We can see that entities classified as hedge funds are building increasingly large net short positions in Bitcoin.


This suggests that the spot arbitrage trade structure may be a significant source of inflow demand for ETFs, where ETFs are a vehicle to gain long spot exposure. The Chicago Mercantile Exchange Group (CME Group) has also seen a significant increase in open interest and overall market dominance since 2023, suggesting that it is becoming a preferred venue for hedge funds to short futures via CME.


Currently, hedge funds have a net short position of $6.33 billion and $97 million in the CME Bitcoin and Micro CME Bitcoin markets, respectively.



Summary


The large divergence between activity metrics has been accelerated by the extreme popularity of the Runes protocol, which exploits significant address reuse, with a single address generating multiple transactions.
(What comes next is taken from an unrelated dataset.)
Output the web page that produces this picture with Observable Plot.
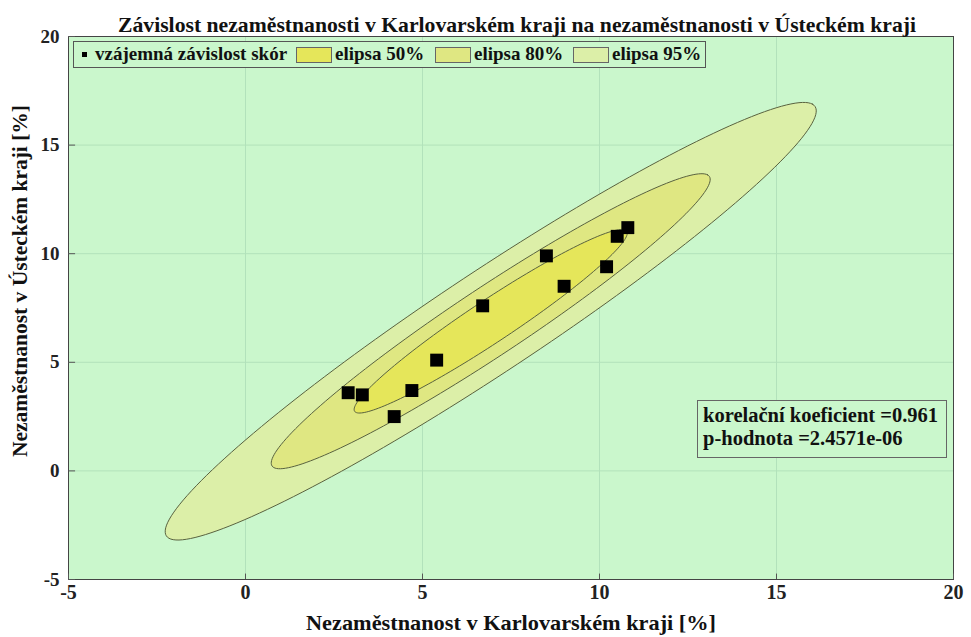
<!DOCTYPE html>
<html>
<head>
<meta charset="utf-8">
<script src="https://cdn.jsdelivr.net/npm/d3@7"></script>
<script src="https://cdn.jsdelivr.net/npm/@observablehq/plot@0.6"></script>
<style>
  html, body { margin: 0; padding: 0; background: #ffffff; }
  #wrap { position: relative; width: 971px; height: 637px; font-family: "Liberation Serif", serif; font-weight: bold; }
  #legend { position: absolute; left: 73px; top: 41px; width: 631px; height: 25px; border: 1px solid #555; background: #caf7cc;
            font-size: 19px; color: #111; }
  #legend > * { position: absolute; }
  #legend span { top: 1px; white-space: nowrap; }
  #legend .mk { width: 5px; height: 5px; background: #000; top: 10px; }
  #legend .sw { width: 34px; height: 14px; border: 1px solid #666; top: 5px; }
  #note { position: absolute; left: 697px; top: 400px; width: 243px; height: 51px; border: 1px solid #666; background: #caf7cc;
          font-size: 20.5px; line-height: 23px; padding: 3px 0 2px 5px; color: #111; white-space: nowrap; }
</style>
</head>
<body>
<div id="wrap"></div>
<script>
// ---- data ----
const karlovarsky = [2.9, 3.3, 4.2, 4.7, 5.4, 6.7, 8.5, 9.0, 10.2, 10.5, 10.8];
const ustecky     = [3.6, 3.5, 2.5, 3.7, 5.1, 7.6, 9.9, 8.5, 9.4, 10.8, 11.2];
const ellipseLevels = [0.95, 0.80, 0.50];
const ellipseLabels = ["elipsa 95%", "elipsa 80%", "elipsa 50%"];
const ellipseFills  = ["#dcefa8", "#dfe782", "#e5e65a"];
const xTicks = [-5, 0, 5, 10, 15, 20];
const yTicks = [-5, 0, 5, 10, 15, 20];
const correlationText = "korelační koeficient =0.961";
const pValueText = "p-hodnota =2.4571e-06";
const titleText = "Závislost nezaměstnanosti v Karlovarském kraji na nezaměstnanosti v Ústeckém kraji";
const xLabel = "Nezaměstnanost v Karlovarském kraji [%]";
const yLabel = "Nezaměstnanost v Ústeckém kraji [%]";
const pointLabel = "vzájemná závislost skór";

const points = karlovarsky.map((x, i) => ({x, y: ustecky[i]}));

// ---- confidence ellipses from the sample mean / covariance (F-based, n points) ----
const n = points.length;
const mx = d3.mean(karlovarsky), my = d3.mean(ustecky);
let sxx = 0, syy = 0, sxy = 0;
for (const p of points) { sxx += (p.x - mx) ** 2; syy += (p.y - my) ** 2; sxy += (p.x - mx) * (p.y - my); }
sxx /= n - 1; syy /= n - 1; sxy /= n - 1;
const tr = sxx + syy, det = sxx * syy - sxy * sxy;
const l1 = tr / 2 + Math.sqrt(tr * tr / 4 - det), l2 = tr / 2 - Math.sqrt(tr * tr / 4 - det);
const ang = Math.atan2(l1 - sxx, sxy);
const nu = n - 2;
function fQuantile2(p) { return nu / 2 * (Math.pow(1 - p, -2 / nu) - 1); }
const ellipses = ellipseLevels.map((lev, k) => {
  const c = Math.sqrt(2 * (n - 1) / (n - 2) * fQuantile2(lev));
  const a = c * Math.sqrt(l1), b = c * Math.sqrt(l2);
  const pts = d3.range(0, 361, 2).map(t => {
    const th = t * Math.PI / 180;
    const u = a * Math.cos(th), v = b * Math.sin(th);
    return {x: mx + u * Math.cos(ang) - v * Math.sin(ang), y: my + u * Math.sin(ang) + v * Math.cos(ang), label: ellipseLabels[k]};
  });
  return {pts, fill: ellipseFills[k]};
});

const fmt = d => d < 0 ? "-" + Math.abs(d) : String(d);
const font = "Liberation Serif";
const chart = Plot.plot({
  width: 971, height: 637,
  marginLeft: 68, marginRight: 18, marginTop: 36, marginBottom: 58,
  style: {fontFamily: font, fontWeight: "bold", background: "#ffffff", color: "#222"},
  x: {domain: [-5, 20], ticks: xTicks, tickFormat: fmt},
  y: {domain: [-5, 20], ticks: yTicks, tickFormat: fmt},
  marks: [
    Plot.frame({fill: "#caf7cc"}),
    Plot.gridX(xTicks, {stroke: "#b2e2bb", strokeOpacity: 1}),
    Plot.gridY(yTicks, {stroke: "#b2e2bb", strokeOpacity: 1}),
    ...ellipses.map(e => Plot.line(e.pts, {x: "x", y: "y", fill: e.fill, stroke: "#59623f", strokeWidth: 1, curve: "linear-closed"})),
    Plot.dot(points, {x: "x", y: "y", symbol: "square", r: 7.3, fill: "#000"}),
    Plot.frame({stroke: "#444", strokeWidth: 1}),
    Plot.ruleX(xTicks, {x: d => d, y1: -5, y2: -4.75, stroke: "#555"}),
    Plot.ruleY(yTicks, {y: d => d, x1: -5, x2: -4.8, stroke: "#555"}),
    Plot.axisX(xTicks, {tickSize: 0, tickPadding: 5, fontSize: 20, label: null, tickFormat: fmt}),
    Plot.axisY(yTicks, {tickSize: 0, tickPadding: 9, fontSize: 19, label: null, tickFormat: fmt}),
    Plot.text([titleText], {frameAnchor: "top", dx: 6, dy: -19, fontSize: 21, fontWeight: "bold", fill: "#111", className: "ttl"}),
    Plot.text([xLabel], {frameAnchor: "bottom", dy: 50, fontSize: 21, fontWeight: "bold", fill: "#111", className: "xlab"}),
    Plot.text([yLabel], {frameAnchor: "left", dx: -48, dy: -27, rotate: -90, textAnchor: "middle", fontSize: 21, fontWeight: "bold", fill: "#111", className: "ylab"})
  ]
});

const wrap = document.getElementById("wrap");
wrap.appendChild(chart);

// condense title / axis labels to match the narrow face of the original
const fit = (sel, len) => { const el = chart.querySelector(sel); if (el) { el.setAttribute("textLength", len); el.setAttribute("lengthAdjust", "spacingAndGlyphs"); } };
fit("g.ttl text", 798);
fit("g.xlab text", 410);
fit("g.ylab text", 352);

// legend
const legend = document.createElement("div");
legend.id = "legend";
const legendNames = [ellipseLabels[2], ellipseLabels[1], ellipseLabels[0]];
const legendFills = [ellipseFills[2], ellipseFills[1], ellipseFills[0]];
const swLeft = [222, 361, 499];
let html = `<div class="mk" style="left:8px"></div><span style="left:21px">${pointLabel}</span>`;
legendNames.forEach((nm, i) => {
  html += `<div class="sw" style="left:${swLeft[i]}px;background:${legendFills[i]}"></div><span style="left:${swLeft[i] + 39}px">${nm}</span>`;
});
legend.innerHTML = html;
wrap.appendChild(legend);

// annotation
const note = document.createElement("div");
note.id = "note";
note.innerHTML = `${correlationText}<br>${pValueText}`;
wrap.appendChild(note);
</script>
</body>
</html>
The emergence and size of spot arbitrage trades between long US cash ETF products and short futures through CME has largely dampened buy-side inflows into ETFs. This has had a relatively neutral impact on market prices, suggesting that organic buyers from non-arbitrage demand are needed to further stimulate positive price action.


The emergence and size of spot arbitrage trades between long US cash ETF products and short futures through CME have largely dampened buy-side inflows into ETFs. This has had a relatively neutral impact on market prices, suggesting that organic buyers from non-arbitrage demand are needed to further stimulate positive price action.